Flume supports multiple Sink types. Use the HDFS Sink to store collected data in BOS.
Start
1. Download and install apache-flume
Omitted
2. Configure environment
If a Hadoop environment already exists and is configured to access BOS, skip this step; Otherwise
- Download the jar package of bos-hdfs to the /opt/apache-flume-1.xx.0-bin/lib directory;
- Add BOS access configurations to the core-site.xml file in the Hadoop directory and copy it to the /opt/apache-flume-1.xx.0-bin/conf directory.

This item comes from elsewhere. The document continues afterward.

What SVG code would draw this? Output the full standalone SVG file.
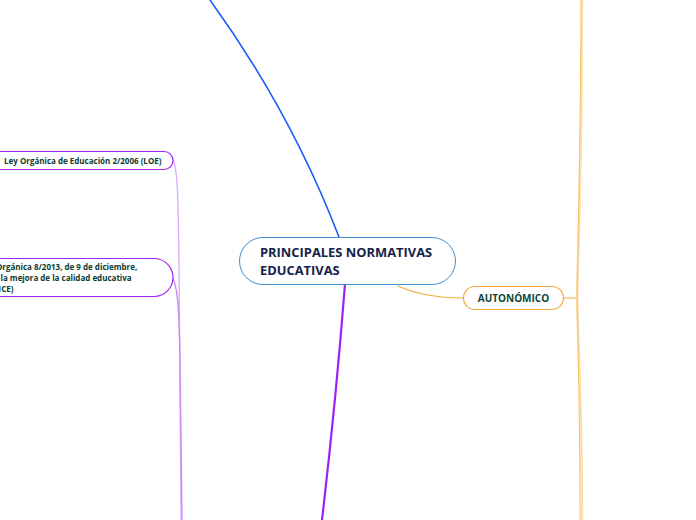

3. Create a flume configuration file
Configure Flume with StressSource as the source, a memory channel, and write to BOS using the HDFS protocol.
Bash
1#ss2bos.properties
2agent.sources = stress_source
3agent.channels = mem_channel
4agent.sinks = bos_hdfs_sink
5agent.sources.stress_source.type = org.apache.flume.source.StressSource
6agent.sources.stress_source.channels = mem_channel
7agent.sources.stress_source.size = 1024
8agent.sources.stress_source.maxTotalEvents = 1000
9agent.sources.stress_source.maxEventsPerSecond = 10
10agent.sources.stress_source.batchSize=10
11agent.channels.mem_channel.type = memory
12agent.channels.mem_channel.capacity = 1000000
13agent.channels.mem_channel.transactionCapacity = 100
14agent.sinks.bos_hdfs_sink.channel = mem_channel
15agent.sinks.bos_hdfs_sink.type = hdfs
16agent.sinks.bos_hdfs_sink.hdfs.useLocalTimeStamp = true
17 agent.sinks.bos_hdfs_sink.hdfs.filePrefix = %{host}_bos_hdfs_sink #host distinguishes files to avoid concurrent write conflicts
18 agent.sinks.bos_hdfs_sink.hdfs.path = bos://{your bucket}/flume/%Y-%m-%d-%H-%M # replace the bucket path
19agent.sinks.bos_hdfs_sink.hdfs.fileType = DataStream
20agent.sinks.bos_hdfs_sink.hdfs.writeFormat = Text
21agent.sinks.bos_hdfs_sink.hdfs.rollSize = 0
22agent.sinks.bos_hdfs_sink.hdfs.rollCount = 100
23agent.sinks.bos_hdfs_sink.hdfs.rollInterval = 0
24agent.sinks.bos_hdfs_sink.hdfs.batchSize = 100
25agent.sinks.bos_hdfs_sink.hdfs.round = true
26agent.sinks.bos_hdfs_sink.hdfs.roundValue = 10
27agent.sinks.bos_hdfs_sink.hdfs.roundUnit = minute
4. Start the Flume agent
Bash
1./bin/flume-ng agent -n agent -c conf/ -f ss2bos.properties